# Flounder gigging on beach



## cajun man

Anyone, 

I live in southern louisiana and flouder alot. I am planning a week long trip to the north west part of florida and will be staying on the beach. Has anyone caught flounder just walking on the beach? Also I've done some research and I believe I will only need a temp liscense

Thanks


----------



## Midnight Rider

Welcome to the forum......We used to wade the gulf for flounder when I was growing up. We picked up a few every now and then. Havent tried it in years in the gulf. Good luck and watch for the sting rays while wading.


----------



## 2112

I have seen it done on Galveston Island but Ive never tried it.

Sometimes in late summer our surf gets dead calm and cystal clear, it just might be worth a try.

I know I have stepped on Flounder at night while wading out to cast a big surf rod so I know they are there.


----------



## cajun man

If the water is clear I just may get my feet wet. thanks guys


----------



## X-Shark

> I am planning a week long trip to the north west part of florida




When? We have a lot of stingy critters in the water here right now.


----------



## cajun man

Will be in Navare beach end of july, I've gigged many times on the beach at home,we do really well when we can see,and yes we do have alot of stingrays, but I walk only wherei can see, and the sand down here is brown so the stingrays stand out like a sore thumb when the come near the light. I was thinking the water over there should be alot clearer than down here and should be able to see up to my knees at least


----------



## FlounderAssassin

i believe X-Shark is talking about the jelly fish...could be wrong though


----------



## Bubba

I use to wade the gulf a lot. Nothing gets your attention like a big ole electric skate or one of those friggin star gazers.


----------



## X-Shark

> *FlounderAssassin (6/11/2008)*i believe X-Shark is talking about the jelly fish...could be wrong though






Correct! Purple Flags are flying on the beach and lots of Jellyfish are everywhere. Bring a small bottle of vinegar with you to treat the stings.


----------



## stealthy

First of all, conditions in the Gulf need to be very good, for visibility. Then, if so, watch for Skates, Rays, jelly's and yes- those buroughing electric fish. You'll think you're wrapped in electrical fence! They shock! Dat not like a craw dad pinch- NO! OooooWeeee:hotsun(Not to mention the gulf and blue crabs, catfish spines, shells etc...) But, I must say, the flounder should be around! The question is will you see them? The weather being calm enough to wade is the key, I would say! :nononoAlso, gulf flounder will be more white in color. So watch for the eyes! They won't be dark, like dem dar' "Cajun Flounders"! Enjoy the experience, all jokin' aside! I imagine it must be nice to get out of that "muddy water" every now and then!

Good fishin'!


----------



## cajun man

Staying on the beach for a week, I won't be able to stay put, I will have to go and check it out:hoppingmad

thanks for the advise


----------



## Nat-Light

If I were you, I'd concentrate my efforts in the sound.


----------



## Tuna Man

Years ago (1975) while living in Hilliard, Florida (5 miles south of the Fl/Ga state line) we went to Fernandina Beach to flounder gig after the 3-11 shift if the tides were right. Went on low tide and did quite well. Walked the beach with a light, and battery in a tub that was floated in a truck tube. (hey man we roughed it) The East coast and Gulf are totally different. As far as creatures are concerned, if I was to wade in the Gulf this time of year I would buy some very light weight cheap hip boots or waders.

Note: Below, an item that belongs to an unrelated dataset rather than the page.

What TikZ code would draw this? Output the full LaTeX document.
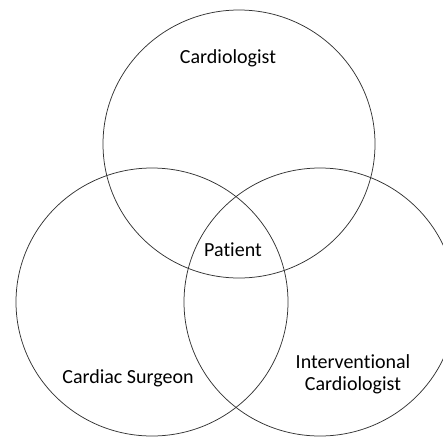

We used one of those cheap clip on light aluminum globes, a 12V bulb like the 120V you have at home, 2 pieces of PVC (1-6" and one that will be confy to hold light in water, 4-6')the size that the globe will fit, and 1-90 deg elbow. Have to put light in water before turning it on and let cool in water after you turn it off. VERY cheap set up for the a few times going out.

These are very cheap and will keep the stingy things off you.

http://cgi.ebay.com/SPORTSMANS-CHOICE-VINYL-STOCKING-FOOT-WADERS-MED-NIP_W0QQitemZ160250788574QQihZ006QQcategoryZ384QQssPageNameZWDVWQQrdZ1QQcmdZViewItem


----------



## cajun man

we finally finalized out reservations and I will be staying on navarre beach and I will be trying in the santa rosa sound, I looked at the tides for the week I will be going and there is good range. We catch alot when there is at least 1' of tidal range.

I use a underwater light which hooks up to a small sealed rechargeable battery in my belt pack, works really well. Bought everything at Academy sports


----------



## SirLawrence

CajunMan,

Nat Light speak with straight tongue! I have been going to Navarre Beach/Navarre on business and pleasure since 1972. Know it very well. I would strongly suggest trying for Flounder back in the Sound. I have seen many back there but I have also seen some MONSTER stingrays as well. They do no stand out as well as you probably are accustomed to, so have a keen eye. Heck, we caught some very nice Flounder last summer off the beach at literally, 12:00 noon on spinning gear and a light silver spoon, retreived slowly along the bottom. Not a cloud in the sky either. Good luck and there ain't no place like Navarre. Occasionally, try...www.navarrebeachlife.com. They have a fishing thread as well and the resident fishing expert (David) can also answer many questions. Good people there and a good resource!


----------